● GIVEN PROBLEM
For the records below, say how many lines contain the string "that". Give the number only.

● INFORMATION GIVEN
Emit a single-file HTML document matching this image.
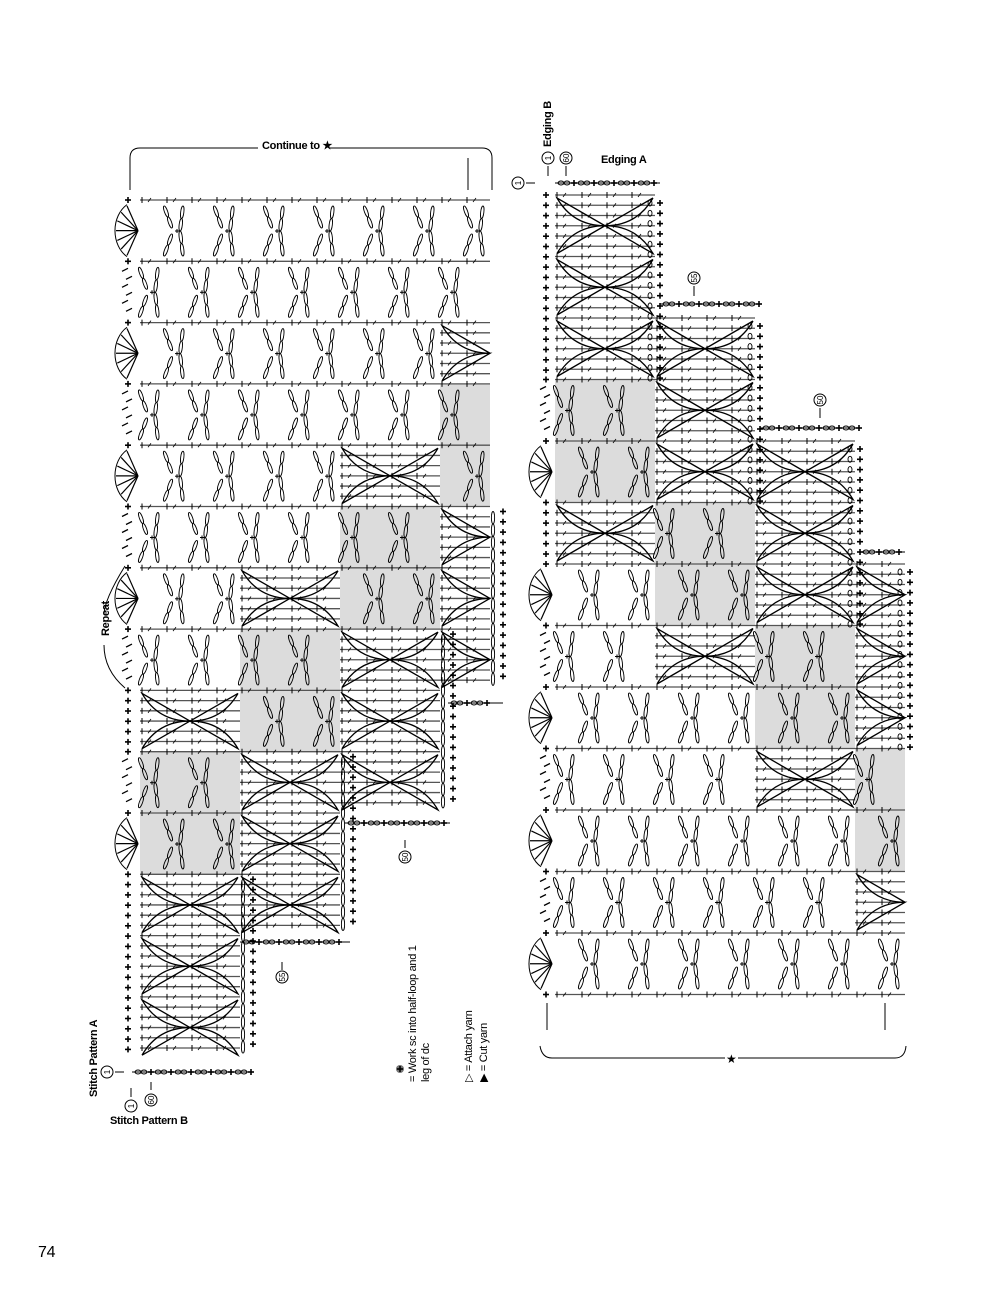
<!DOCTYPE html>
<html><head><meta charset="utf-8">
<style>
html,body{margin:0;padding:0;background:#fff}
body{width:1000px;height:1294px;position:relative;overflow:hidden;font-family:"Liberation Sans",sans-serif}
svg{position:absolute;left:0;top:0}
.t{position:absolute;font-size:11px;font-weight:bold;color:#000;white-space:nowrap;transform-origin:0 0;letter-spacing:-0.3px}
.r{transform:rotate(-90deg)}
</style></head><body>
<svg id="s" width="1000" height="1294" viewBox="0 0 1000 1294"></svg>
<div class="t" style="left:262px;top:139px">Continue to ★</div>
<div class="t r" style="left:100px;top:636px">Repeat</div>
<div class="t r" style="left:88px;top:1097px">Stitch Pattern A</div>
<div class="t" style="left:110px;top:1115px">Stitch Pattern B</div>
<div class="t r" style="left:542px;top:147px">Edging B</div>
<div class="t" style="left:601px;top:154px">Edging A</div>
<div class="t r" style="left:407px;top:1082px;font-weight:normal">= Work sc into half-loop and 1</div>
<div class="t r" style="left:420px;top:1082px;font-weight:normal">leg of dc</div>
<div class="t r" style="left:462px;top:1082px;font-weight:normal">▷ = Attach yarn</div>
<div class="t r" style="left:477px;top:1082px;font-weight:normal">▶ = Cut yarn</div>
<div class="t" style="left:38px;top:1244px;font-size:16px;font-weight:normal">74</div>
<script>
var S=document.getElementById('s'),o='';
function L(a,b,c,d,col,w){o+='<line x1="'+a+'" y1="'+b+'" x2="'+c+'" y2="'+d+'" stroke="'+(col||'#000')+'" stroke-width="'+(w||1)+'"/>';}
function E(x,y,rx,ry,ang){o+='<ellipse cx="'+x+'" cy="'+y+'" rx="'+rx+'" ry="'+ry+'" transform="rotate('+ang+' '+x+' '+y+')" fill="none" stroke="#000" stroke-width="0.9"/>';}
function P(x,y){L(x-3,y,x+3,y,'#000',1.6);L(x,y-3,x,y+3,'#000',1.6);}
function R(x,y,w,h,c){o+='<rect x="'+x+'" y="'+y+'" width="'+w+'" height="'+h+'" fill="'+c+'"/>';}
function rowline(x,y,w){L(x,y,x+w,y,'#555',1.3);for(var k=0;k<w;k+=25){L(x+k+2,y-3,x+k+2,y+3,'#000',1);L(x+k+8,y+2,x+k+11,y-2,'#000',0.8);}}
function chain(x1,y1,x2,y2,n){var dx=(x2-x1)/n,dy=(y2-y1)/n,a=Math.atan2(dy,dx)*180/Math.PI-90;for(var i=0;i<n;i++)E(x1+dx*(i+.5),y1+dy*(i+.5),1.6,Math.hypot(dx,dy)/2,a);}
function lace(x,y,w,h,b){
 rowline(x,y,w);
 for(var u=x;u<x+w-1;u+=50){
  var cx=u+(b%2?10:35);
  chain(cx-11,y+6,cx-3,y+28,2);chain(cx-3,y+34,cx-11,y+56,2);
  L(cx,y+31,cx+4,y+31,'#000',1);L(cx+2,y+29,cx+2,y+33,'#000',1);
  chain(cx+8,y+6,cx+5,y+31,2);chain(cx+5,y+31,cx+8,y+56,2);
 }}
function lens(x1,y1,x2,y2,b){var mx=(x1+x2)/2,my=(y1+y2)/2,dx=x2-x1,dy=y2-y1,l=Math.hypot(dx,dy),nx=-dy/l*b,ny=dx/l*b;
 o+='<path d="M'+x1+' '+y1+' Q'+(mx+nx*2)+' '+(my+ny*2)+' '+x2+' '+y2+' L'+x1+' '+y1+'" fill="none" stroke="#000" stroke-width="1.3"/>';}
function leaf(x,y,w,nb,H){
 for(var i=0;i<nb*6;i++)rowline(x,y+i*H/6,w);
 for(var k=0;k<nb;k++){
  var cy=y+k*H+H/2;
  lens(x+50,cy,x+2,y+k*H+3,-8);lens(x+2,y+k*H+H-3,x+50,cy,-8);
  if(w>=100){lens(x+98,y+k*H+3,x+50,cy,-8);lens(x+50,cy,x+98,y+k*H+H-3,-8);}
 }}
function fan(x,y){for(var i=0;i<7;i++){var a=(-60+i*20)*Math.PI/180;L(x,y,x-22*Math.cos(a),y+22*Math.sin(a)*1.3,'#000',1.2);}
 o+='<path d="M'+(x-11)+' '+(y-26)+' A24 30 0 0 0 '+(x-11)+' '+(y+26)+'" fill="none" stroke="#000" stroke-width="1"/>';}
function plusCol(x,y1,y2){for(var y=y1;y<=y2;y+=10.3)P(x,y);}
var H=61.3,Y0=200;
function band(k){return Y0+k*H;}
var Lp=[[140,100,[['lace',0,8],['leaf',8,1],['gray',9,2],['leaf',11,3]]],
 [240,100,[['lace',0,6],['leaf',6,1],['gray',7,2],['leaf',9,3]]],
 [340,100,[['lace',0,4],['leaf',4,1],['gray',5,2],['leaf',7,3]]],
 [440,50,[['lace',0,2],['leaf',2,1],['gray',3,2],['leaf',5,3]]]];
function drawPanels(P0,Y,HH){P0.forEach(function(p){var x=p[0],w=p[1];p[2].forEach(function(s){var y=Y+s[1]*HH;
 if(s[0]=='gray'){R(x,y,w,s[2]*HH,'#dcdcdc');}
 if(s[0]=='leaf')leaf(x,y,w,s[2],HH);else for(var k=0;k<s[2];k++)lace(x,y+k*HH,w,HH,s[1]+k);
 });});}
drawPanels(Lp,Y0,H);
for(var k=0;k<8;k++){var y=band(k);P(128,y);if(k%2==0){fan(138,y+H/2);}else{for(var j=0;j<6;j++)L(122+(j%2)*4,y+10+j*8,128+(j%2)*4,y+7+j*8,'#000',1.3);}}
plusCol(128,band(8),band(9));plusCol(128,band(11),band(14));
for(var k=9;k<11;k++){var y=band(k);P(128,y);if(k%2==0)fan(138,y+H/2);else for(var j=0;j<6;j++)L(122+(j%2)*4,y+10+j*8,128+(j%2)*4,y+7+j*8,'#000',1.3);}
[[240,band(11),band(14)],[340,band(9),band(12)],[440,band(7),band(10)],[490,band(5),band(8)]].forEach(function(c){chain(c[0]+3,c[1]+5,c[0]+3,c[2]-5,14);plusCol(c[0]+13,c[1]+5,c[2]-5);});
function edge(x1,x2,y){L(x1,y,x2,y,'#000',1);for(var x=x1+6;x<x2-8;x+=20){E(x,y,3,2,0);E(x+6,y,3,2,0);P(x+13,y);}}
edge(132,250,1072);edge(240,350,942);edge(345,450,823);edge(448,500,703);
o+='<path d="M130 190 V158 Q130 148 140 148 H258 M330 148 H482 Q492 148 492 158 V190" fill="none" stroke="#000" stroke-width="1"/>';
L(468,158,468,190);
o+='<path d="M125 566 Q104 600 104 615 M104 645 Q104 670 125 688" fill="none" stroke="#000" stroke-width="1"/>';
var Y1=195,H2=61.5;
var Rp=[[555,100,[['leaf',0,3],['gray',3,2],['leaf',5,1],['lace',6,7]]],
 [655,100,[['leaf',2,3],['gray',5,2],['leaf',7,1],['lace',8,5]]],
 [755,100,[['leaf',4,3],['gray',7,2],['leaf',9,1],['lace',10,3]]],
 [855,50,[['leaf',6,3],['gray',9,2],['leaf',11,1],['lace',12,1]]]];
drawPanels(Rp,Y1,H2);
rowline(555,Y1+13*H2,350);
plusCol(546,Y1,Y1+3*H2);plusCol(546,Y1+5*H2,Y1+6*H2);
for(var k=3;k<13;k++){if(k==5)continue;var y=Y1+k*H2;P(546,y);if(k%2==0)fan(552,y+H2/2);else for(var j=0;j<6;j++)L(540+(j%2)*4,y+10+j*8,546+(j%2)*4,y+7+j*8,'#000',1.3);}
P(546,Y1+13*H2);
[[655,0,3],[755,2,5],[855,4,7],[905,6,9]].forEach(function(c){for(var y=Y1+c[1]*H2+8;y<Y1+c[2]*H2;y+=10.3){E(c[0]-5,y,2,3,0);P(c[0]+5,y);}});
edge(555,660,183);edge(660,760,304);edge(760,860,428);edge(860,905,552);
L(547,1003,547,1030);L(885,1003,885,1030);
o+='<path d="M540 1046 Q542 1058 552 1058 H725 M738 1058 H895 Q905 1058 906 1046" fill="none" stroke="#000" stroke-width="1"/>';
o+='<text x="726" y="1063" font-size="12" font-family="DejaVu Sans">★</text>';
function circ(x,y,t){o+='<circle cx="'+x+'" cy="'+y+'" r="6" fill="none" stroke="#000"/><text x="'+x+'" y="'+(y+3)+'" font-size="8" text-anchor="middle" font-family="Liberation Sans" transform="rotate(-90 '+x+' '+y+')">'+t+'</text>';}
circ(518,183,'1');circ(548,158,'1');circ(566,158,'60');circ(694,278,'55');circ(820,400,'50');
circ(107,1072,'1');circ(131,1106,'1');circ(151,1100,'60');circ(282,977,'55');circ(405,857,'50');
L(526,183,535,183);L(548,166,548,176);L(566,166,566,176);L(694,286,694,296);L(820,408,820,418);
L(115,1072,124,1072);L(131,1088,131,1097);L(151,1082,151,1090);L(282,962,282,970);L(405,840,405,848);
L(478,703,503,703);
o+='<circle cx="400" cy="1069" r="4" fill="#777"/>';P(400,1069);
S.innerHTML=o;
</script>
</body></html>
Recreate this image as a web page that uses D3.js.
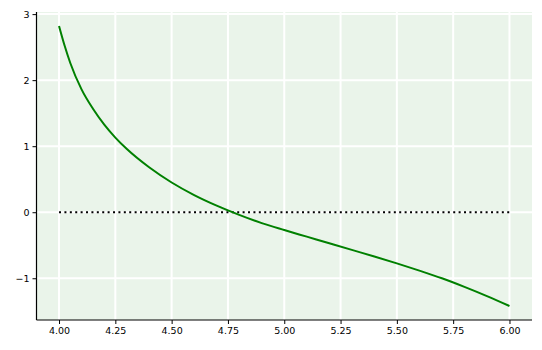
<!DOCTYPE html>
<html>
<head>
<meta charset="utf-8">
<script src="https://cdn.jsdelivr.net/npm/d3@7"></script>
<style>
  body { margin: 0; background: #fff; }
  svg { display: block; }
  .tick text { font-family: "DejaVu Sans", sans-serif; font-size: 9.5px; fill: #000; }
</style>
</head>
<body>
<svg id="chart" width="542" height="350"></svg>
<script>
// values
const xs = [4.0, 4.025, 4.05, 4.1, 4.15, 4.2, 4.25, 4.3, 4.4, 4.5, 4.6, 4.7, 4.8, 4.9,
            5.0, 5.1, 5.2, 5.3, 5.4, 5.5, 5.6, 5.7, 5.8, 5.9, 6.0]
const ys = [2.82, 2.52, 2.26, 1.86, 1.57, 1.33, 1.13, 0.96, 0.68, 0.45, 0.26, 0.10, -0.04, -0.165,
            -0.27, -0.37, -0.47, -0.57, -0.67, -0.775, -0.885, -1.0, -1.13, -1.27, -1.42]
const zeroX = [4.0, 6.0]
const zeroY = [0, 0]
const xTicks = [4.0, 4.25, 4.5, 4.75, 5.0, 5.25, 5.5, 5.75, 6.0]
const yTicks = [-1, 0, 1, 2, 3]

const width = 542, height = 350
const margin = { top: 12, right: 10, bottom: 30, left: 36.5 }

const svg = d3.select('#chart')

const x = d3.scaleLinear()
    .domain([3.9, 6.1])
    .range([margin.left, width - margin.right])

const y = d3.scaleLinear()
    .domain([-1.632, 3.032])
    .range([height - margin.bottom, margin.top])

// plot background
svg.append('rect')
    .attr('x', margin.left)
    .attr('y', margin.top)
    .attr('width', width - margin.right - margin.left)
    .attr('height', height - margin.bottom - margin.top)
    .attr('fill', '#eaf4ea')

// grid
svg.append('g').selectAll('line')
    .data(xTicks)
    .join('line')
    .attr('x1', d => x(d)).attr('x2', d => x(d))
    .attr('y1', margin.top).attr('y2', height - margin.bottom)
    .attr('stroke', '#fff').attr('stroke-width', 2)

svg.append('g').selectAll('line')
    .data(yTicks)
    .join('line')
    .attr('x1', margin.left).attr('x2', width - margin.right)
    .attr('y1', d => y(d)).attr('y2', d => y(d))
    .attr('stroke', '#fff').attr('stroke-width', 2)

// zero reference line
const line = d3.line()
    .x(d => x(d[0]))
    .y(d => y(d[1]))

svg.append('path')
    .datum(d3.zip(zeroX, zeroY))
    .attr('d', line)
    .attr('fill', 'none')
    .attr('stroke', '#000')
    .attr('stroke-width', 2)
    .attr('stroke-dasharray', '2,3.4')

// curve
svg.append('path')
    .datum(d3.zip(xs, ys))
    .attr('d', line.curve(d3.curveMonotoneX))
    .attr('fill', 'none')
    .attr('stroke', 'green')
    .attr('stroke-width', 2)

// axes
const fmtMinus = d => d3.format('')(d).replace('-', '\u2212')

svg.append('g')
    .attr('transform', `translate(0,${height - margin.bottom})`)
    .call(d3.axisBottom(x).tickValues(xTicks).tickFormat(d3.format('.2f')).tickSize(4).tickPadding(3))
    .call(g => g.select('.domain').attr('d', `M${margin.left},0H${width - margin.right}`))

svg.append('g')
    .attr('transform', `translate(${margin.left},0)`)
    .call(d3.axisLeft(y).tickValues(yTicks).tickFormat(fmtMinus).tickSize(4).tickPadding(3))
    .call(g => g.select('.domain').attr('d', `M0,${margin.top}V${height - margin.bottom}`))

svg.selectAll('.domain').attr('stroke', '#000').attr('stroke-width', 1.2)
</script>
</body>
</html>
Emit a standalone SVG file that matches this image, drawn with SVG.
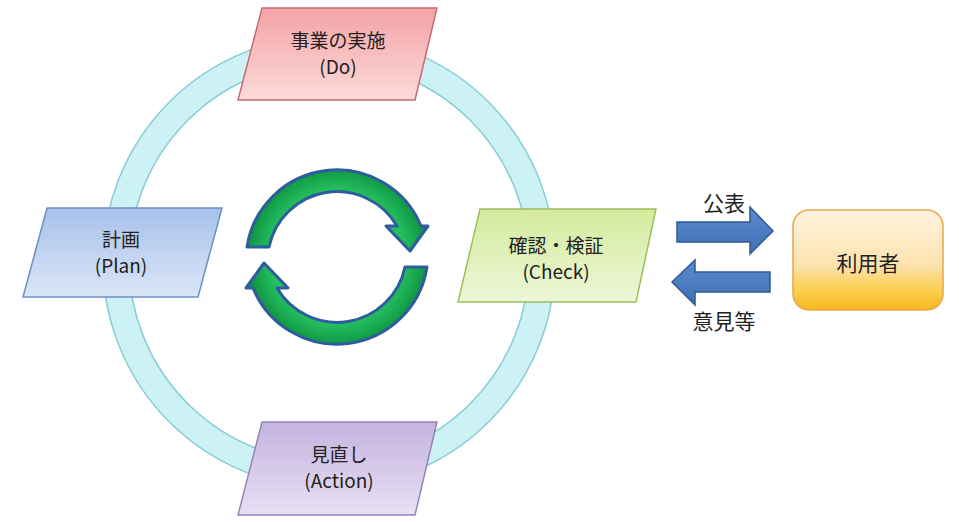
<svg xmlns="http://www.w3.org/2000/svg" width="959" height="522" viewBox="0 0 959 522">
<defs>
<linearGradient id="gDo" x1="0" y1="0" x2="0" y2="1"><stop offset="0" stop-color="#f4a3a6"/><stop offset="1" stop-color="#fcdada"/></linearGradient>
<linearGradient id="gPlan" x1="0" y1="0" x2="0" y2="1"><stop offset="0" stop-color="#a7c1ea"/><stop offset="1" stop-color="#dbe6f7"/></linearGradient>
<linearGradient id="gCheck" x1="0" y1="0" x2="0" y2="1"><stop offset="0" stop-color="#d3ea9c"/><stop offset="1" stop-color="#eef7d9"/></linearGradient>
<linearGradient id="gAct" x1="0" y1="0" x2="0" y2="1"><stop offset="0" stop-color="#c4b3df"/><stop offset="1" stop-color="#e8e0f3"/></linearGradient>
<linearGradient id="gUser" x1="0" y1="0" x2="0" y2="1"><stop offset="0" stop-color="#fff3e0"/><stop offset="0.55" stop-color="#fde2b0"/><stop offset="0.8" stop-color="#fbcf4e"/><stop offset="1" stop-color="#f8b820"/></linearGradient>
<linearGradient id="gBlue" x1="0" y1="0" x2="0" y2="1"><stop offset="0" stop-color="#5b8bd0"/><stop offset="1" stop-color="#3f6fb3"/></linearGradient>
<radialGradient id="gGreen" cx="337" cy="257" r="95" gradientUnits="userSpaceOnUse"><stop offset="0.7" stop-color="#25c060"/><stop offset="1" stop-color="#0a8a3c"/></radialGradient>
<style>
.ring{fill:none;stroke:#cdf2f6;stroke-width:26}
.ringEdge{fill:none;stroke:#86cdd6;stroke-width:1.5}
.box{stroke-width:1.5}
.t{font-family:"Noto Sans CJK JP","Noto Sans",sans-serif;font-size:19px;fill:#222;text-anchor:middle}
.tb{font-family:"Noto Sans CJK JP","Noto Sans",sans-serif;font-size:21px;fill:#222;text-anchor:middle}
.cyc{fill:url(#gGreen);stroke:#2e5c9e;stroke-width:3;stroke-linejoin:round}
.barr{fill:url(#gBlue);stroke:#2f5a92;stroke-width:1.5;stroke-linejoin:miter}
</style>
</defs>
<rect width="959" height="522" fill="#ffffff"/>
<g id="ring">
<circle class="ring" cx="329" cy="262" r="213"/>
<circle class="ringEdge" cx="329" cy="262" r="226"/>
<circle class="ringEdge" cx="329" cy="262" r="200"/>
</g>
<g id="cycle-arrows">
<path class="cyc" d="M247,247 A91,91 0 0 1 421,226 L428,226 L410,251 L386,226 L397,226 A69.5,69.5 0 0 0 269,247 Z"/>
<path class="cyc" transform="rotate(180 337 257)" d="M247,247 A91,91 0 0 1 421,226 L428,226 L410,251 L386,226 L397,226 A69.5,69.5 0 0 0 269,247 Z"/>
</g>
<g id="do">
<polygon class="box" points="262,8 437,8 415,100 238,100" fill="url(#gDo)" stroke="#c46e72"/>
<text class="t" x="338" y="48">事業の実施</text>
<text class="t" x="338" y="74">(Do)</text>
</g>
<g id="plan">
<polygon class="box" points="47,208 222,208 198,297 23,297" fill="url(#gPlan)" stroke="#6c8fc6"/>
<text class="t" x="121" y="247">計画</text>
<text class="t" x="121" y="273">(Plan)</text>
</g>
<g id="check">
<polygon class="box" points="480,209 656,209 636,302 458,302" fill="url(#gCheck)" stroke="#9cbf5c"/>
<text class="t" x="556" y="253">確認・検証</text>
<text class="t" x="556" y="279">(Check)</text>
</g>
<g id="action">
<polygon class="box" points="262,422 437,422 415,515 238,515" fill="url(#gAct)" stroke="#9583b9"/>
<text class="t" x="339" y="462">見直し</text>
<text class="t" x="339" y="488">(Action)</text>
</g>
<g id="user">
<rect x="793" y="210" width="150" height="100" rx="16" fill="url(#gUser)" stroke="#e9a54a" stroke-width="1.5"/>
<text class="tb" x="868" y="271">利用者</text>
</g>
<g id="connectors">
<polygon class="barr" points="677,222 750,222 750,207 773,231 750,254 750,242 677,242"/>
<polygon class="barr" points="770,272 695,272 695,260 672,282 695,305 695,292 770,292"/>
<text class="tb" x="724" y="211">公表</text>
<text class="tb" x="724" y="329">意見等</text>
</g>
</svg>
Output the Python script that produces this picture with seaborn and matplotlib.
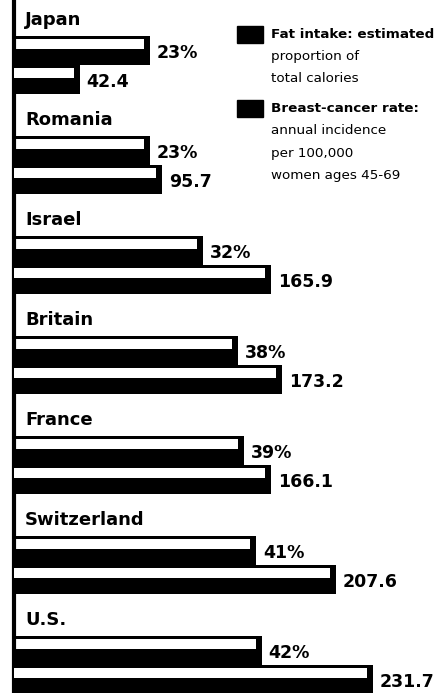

● WRITTEN RESPONSE
3